4 de mayo 2017
En la historia moderna, los llamados a cambiar de Constitución –no confundir con una reforma constitucional– tienen un carácter fundacional.
Las asambleas constituyentes suelen ser convocadas solo después de una gran ruptura histórica o “cambio de régimen”, o cuando una fuerza social nueva se ha hecho del poder o, sobre todo, cuando una inmensa mayoría exige un cambio histórico destinado a ser plasmado en la letra constitucional. Ninguna de esas condiciones se dan en el reciente anuncio del presidente Nicolás Maduro. Todo lo contrario: su llamado a destruir a la Constitución emerge dentro del marco de las más grandes movilizaciones sociales y políticas que ha vivido Venezuela, pero dirigidas no en contra de la Constitución, sino en contra de la presidencia de Maduro, a favor del respeto de la Constitución de 1999 y, no por último, a favor de la celebración de elecciones según dicta la pauta constitucional.
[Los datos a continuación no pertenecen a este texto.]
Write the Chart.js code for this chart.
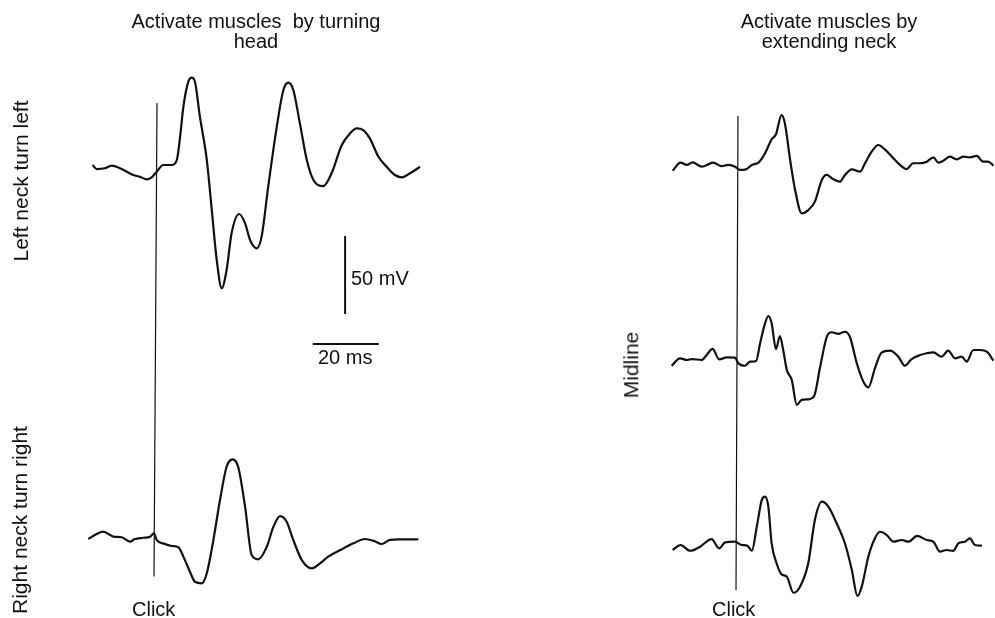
<!DOCTYPE html>
<html>
<head>
<meta charset="utf-8">
<script src="https://cdn.jsdelivr.net/npm/chart.js@4.4.1/dist/chart.umd.min.js"></script>
<style>
  html, body { margin: 0; padding: 0; background: #fff; }
  #wrap { position: relative; width: 995px; height: 618px; overflow: hidden; }
  #c { position: absolute; left: 0; top: 0; }
  .t { position: absolute; font-family: "Liberation Sans", Arial, Helvetica, sans-serif; font-size: 20px; color: #111; white-space: nowrap; line-height: 20px; }
  .title { text-align: center; transform: translateX(-50%); }
  .vl { font-size: 21px; }
</style>
</head>
<body>
<div id="wrap">
  <canvas id="c" width="995" height="618"></canvas>
  <div class="t title" style="left:256px; top:11px;">Activate muscles&nbsp; by turning<br>head</div>
  <div class="t title" style="left:829px; top:11px;">Activate muscles by<br>extending neck</div>
  <div class="t vl" id="lblL" style="left:20px; top:181px;">Left neck turn left</div>
  <div class="t vl" id="lblR" style="left:20px; top:520px;">Right neck turn right</div>
  <div class="t vl" id="lblM" style="left:631px; top:365px;">Midline</div>
  <div class="t" style="left:132px; top:599px;">Click</div>
  <div class="t" style="left:712px; top:599px;">Click</div>
  <div class="t" style="left:351px; top:268px;">50 mV</div>
  <div class="t" style="left:318px; top:347px;">20 ms</div>
</div>
<script>
// ---- Data (time in ms relative to click, amplitude in mV relative to baseline) ----
const leftTurnT = [-19.5,-18.3,-15.8,-13.7,-11.2,-7.2,-5.2,-3.1,-1.6,0.1,1.9,4.5,6.0,7.0,8.0,9.5,10.5,11.5,13.0,15.1,16.6,18.1,19.6,21.1,22.6,24.9,26.7,28.2,30.2,31.7,33.7,36.3,38.3,39.8,41.3,43.3,45.4,47.4,50.4,52.9,56.0,58.5,60.5,62.5,64.5,67.1,69.6,72.1,74.2,76.7,79.7];
const leftTurnV = [3.2,0.6,1.1,2.8,1.1,-3.2,-4.3,-6.0,-4.7,-0.6,3.2,3.2,6.4,21.3,40.6,56.6,59.2,56.6,34.2,6.4,-25.6,-57.7,-75.8,-64.1,-40.6,-28.2,-34.2,-44.9,-50.2,-42.7,-10.7,27.8,51.3,56.0,51.3,29.9,6.4,-6.4,-10.3,-2.1,16.0,23.5,26.7,25.6,20.3,8.5,2.1,-3.2,-4.7,-2.1,2.1];

const rightTurnT = [-19.9,-17.9,-15.4,-12.3,-9.8,-7.3,-5.8,-3.2,-1.2,0,0.8,3.3,5.4,7.4,8.9,10.9,12.4,14.5,16.0,18.0,20.0,22.0,23.8,25.5,27.6,29.6,31.6,34.2,36.2,38.2,40.2,42.2,44.8,47.8,50.3,52.8,56.4,60.4,63.9,66.5,69.0,71.5,74.5,80.1];
const rightTurnV = [0,2.6,4.7,1.5,1.1,-1.7,0,0.8,1.5,3.7,-0.6,-3.2,-4.5,-5.3,-11.3,-21.0,-27.4,-28.4,-22.0,-0.6,25.0,46.3,51.1,46.3,20.7,-10.3,-13.0,-4.9,7.9,14.7,11.1,-0.6,-13.5,-18.8,-15.6,-11.3,-7.1,-2.8,0,-1.1,-3.2,-0.6,-0.2,-0.2];

const extendTopT = [-19.8,-17.4,-15.5,-13.8,-11.0,-7.5,-5.0,-2.9,-0.9,0.6,2.4,4.2,6.2,8.2,10.2,11.5,13.2,14.2,15.8,17.3,19.3,21.3,23.3,25.4,26.9,28.9,30.9,32.4,34.5,37.0,38.5,40.5,42.5,44.5,47.1,49.1,51.1,53.1,55.2,57.2,59.2,60.7,62.2,64.2,66.3,68.3,70.3,72.3,74.3,75.8,77.4];
const extendTopV = [-2.4,2.8,1.3,3.0,0.2,2.8,0.6,1.3,0.2,-1.9,-1.5,1.3,2.8,8.8,17.8,21.0,33.3,28.0,4.5,-14.7,-29.7,-27.6,-22.2,-8.3,-5.1,-7.9,-9.4,-5.1,-1.5,-3.0,2.4,9.8,14.1,11.3,5.6,1.3,-1.3,2.4,2.4,3.4,6.2,2.8,4.0,6.6,4.9,6.6,6.2,7.1,3.4,3.4,0.8];

const midlineT = [-19.8,-17.3,-15.2,-13.7,-10.7,-9.2,-7.4,-5.4,-3.1,-0.6,0.4,2.4,3.9,5.8,7.0,8.5,9.5,10.5,11.8,13.0,14.0,15.1,16.6,18.1,19.6,21.6,23.3,25.2,27.2,28.7,30.7,32.7,34.2,36.3,38.3,39.8,41.8,43.8,46.4,48.9,50.9,52.9,55.5,57.5,59.5,62.0,64.0,66.1,68.1,69.6,71.6,73.6,75.7,77.7];
const midlineV = [-3.8,1.1,0,0.6,0,3.2,7.1,0.4,1.7,1.5,-2.1,-3.7,-1.1,-0.6,10.7,23.5,28.2,23.5,6.9,15.4,6.4,-6.4,-12.8,-28.8,-25.6,-25.2,-23.5,-4.3,14.9,17.8,16.7,18.1,14.9,-2.1,-13.9,-17.5,-5.3,4.7,6.0,2.1,-3.7,0.6,3.2,4.3,4.9,2.1,6.0,1.1,2.1,-1.1,6.4,6.4,5.3,-0.4];

const extendBotT = [-19.2,-16.8,-13.9,-10.9,-7.4,-5.1,-3.3,-0.3,1.7,3.4,4.8,6.3,7.8,8.8,9.8,10.8,12.3,13.8,15.4,17.4,19.4,21.9,23.9,26.0,28.0,30.5,33.0,35.1,36.8,38.1,40.1,42.1,43.6,45.7,47.7,50.2,52.2,54.9,57.8,59.8,61.8,63.8,65.8,67.4,69.4,70.9,72.4,74.5];
const extendBotV = [-3.2,0,-3.7,-1.1,3.8,-2.1,1.7,2.1,0,-0.4,-3.7,11.7,28.8,31.0,24.6,1.1,-11.7,-18.8,-20.3,-30.6,-26.7,-11.7,16.0,27.8,24.6,13.9,1.1,-16.0,-32.7,-26.7,-7.5,4.3,8.5,6.4,2.1,3.2,2.1,5.8,3.2,2.1,-4.3,-3.2,-3.8,1.1,2.1,4.3,0,-0.4];

// Click marker extents (mV on the top trace axis / bottom trace axis of each column)
const clickLeftExtent = [43, -24];
const clickRightExtent = [32.7, -28.8];

// Calibration bars: 50 mV and 20 ms
const calVoltT = [57.0, 57.0];
const calVoltV = [-42.3, -92.3];
const calTimeT = [47.2, 67.2];
const calTimeV = [-111.5, -111.5];

// ---- Layout (pixel frame of each trace: zero time / baseline position) ----
const W = 995, H = 618;
const PX_PER_MS = 3.3, PX_PER_MV = 1.56;
const frames = {
  1: [157, 170], 2: [154, 539], 3: [738, 167], 4: [737, 360], 5: [736, 545]
};

function zip(t, v) { return t.map((x, i) => ({ x: x, y: v[i] })); }

const scales = {};
for (const k of Object.keys(frames)) {
  const [x0, y0] = frames[k];
  scales['x' + k] = { type: 'linear', display: false, min: -x0 / PX_PER_MS, max: (W - x0) / PX_PER_MS };
  scales['y' + k] = { type: 'linear', display: false, min: (y0 - H) / PX_PER_MV, max: y0 / PX_PER_MV };
}

function trace(t, v, k) {
  return {
    data: zip(t, v), xAxisID: 'x' + k, yAxisID: 'y' + k,
    borderColor: '#111', borderWidth: 2.2, pointRadius: 0,
    cubicInterpolationMode: 'monotone', fill: false, clip: false
  };
}
function bar(t, v) {
  return {
    data: zip(t, v), xAxisID: 'x1', yAxisID: 'y1',
    borderColor: '#111', borderWidth: 2, pointRadius: 0, tension: 0, fill: false, clip: false
  };
}

const clickPlugin = {
  id: 'clickLines',
  afterDatasetsDraw(chart) {
    const s = chart.scales, ctx = chart.ctx;
    ctx.save();
    ctx.strokeStyle = '#111';
    ctx.lineWidth = 1.2;
    ctx.beginPath();
    ctx.moveTo(s.x1.getPixelForValue(0), s.y1.getPixelForValue(clickLeftExtent[0]));
    ctx.lineTo(s.x2.getPixelForValue(0), s.y2.getPixelForValue(clickLeftExtent[1]));
    ctx.moveTo(s.x3.getPixelForValue(0), s.y3.getPixelForValue(clickRightExtent[0]));
    ctx.lineTo(s.x5.getPixelForValue(0), s.y5.getPixelForValue(clickRightExtent[1]));
    ctx.stroke();
    ctx.restore();
  }
};

new Chart(document.getElementById('c'), {
  type: 'line',
  data: {
    datasets: [
      trace(leftTurnT, leftTurnV, 1),
      trace(rightTurnT, rightTurnV, 2),
      trace(extendTopT, extendTopV, 3),
      trace(midlineT, midlineV, 4),
      trace(extendBotT, extendBotV, 5),
      bar(calVoltT, calVoltV),
      bar(calTimeT, calTimeV)
    ]
  },
  options: {
    responsive: false,
    animation: false,
    layout: { padding: 0 },
    scales: scales,
    plugins: { legend: { display: false }, tooltip: { enabled: false }, title: { display: false } }
  },
  plugins: [clickPlugin]
});

// rotate vertical labels around their centres
for (const id of ['lblL', 'lblR', 'lblM']) {
  const el = document.getElementById(id);
  const w = el.offsetWidth, h = el.offsetHeight;
  const cx = parseFloat(el.style.left), cy = parseFloat(el.style.top);
  el.style.left = (cx - w / 2) + 'px';
  el.style.top = (cy - h / 2) + 'px';
  el.style.transform = 'rotate(-90deg)';
}
</script>
</body>
</html>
No se trata esta vez, la de Maduro, de una simple violación, una más de las tantas que ha cometido el régimen a la Constitución nacida en 1999 bajo el gobierno de Hugo Chávez Frías. Tampoco es una reforma constitucional, como la que intentó llevar a cabo Chávez durante el 2007. Se trata –dicho directamente- de una llamado a destruir a toda la Constitución.
La Constitución, el nombre lo dice, es la Carta Magna que constituye a la nación. Es el vínculo que une al Estado –no a un gobierno- con la ciudadanía. Por eso mismo, es más que la suma de sus leyes. Es el sacramento civil que convierte a una población en pueblo y a un pueblo en ciudadanía.
Dictada bajo el chavismo, la Constitución vigente, al haber sido aprobada mediante un acto de soberanía popular, llegó a ser la Constitución de todos los venezolanos. Es como el himno nacional: pertenece a todos los habitantes del país, sin distinción de credos, doctrinas e ideologías.
El llamado artero del presidente a destruir la Constitución de su propio país no obedece a la lógica de un acto fundacional, ni siquiera al intento de dar forma jurídica a una revolución que si existió alguna vez, ya murió. Mucho menos obedece a un clamor o demanda de la ciudadanía, incluyendo a la gente chavista. El de Maduro no es más que una sucia estratagema destinada a anular definitivamente a la Asamblea Nacional e impedir las elecciones solo por el hecho de que las perderá. Es un intento, en fin, para imponer sobre suelo venezolano el orden político vigente en Cuba, en Siria y en Corea del Norte.
No se trata de que la Asamblea Constituyente Comunal, o como se llame el esperpento, sea una monstruosidad legal y política a la vez (su texto, en verdad, es fascista; y del más puro) Se trata del intento postrero de un régimen para mantenerse en el poder, sin elecciones, sin legalidad ni legitimidad, sin vergüenza ni moral. Como sea.
La correcta línea política de la oposición, al exigir la celebración de elecciones periódicas, ha llevado al régimen a chocar estrepitosamente con la Constitución. A la inversa, la oposición se erige, gracias al atentado cometido por Maduro, como la máxima defensora política de la Constitución Nacional.
Así se han dado las condiciones para que surja en Venezuela un amplio movimiento constitucional y constitucionalista a la vez. Uno que trasciende a la propia oposición. Un movimiento nacional que, naciendo desde los partidos, va más allá de los partidos. En fin, un movimiento que integre a las instituciones y organizaciones del país, a mujeres y a hombres, a viejos y a jóvenes, a religiosos y a laicos, a chavistas y a antichavistas, a civiles y a uniformados, a todos en defensa de la Constitución de todos.
Sin intentar vaticinios, puede pensarse que, con su llamado a destruir a la Constitución Nacional, Maduro, sin darse cuenta, ha firmado el acta de su propia defunción política.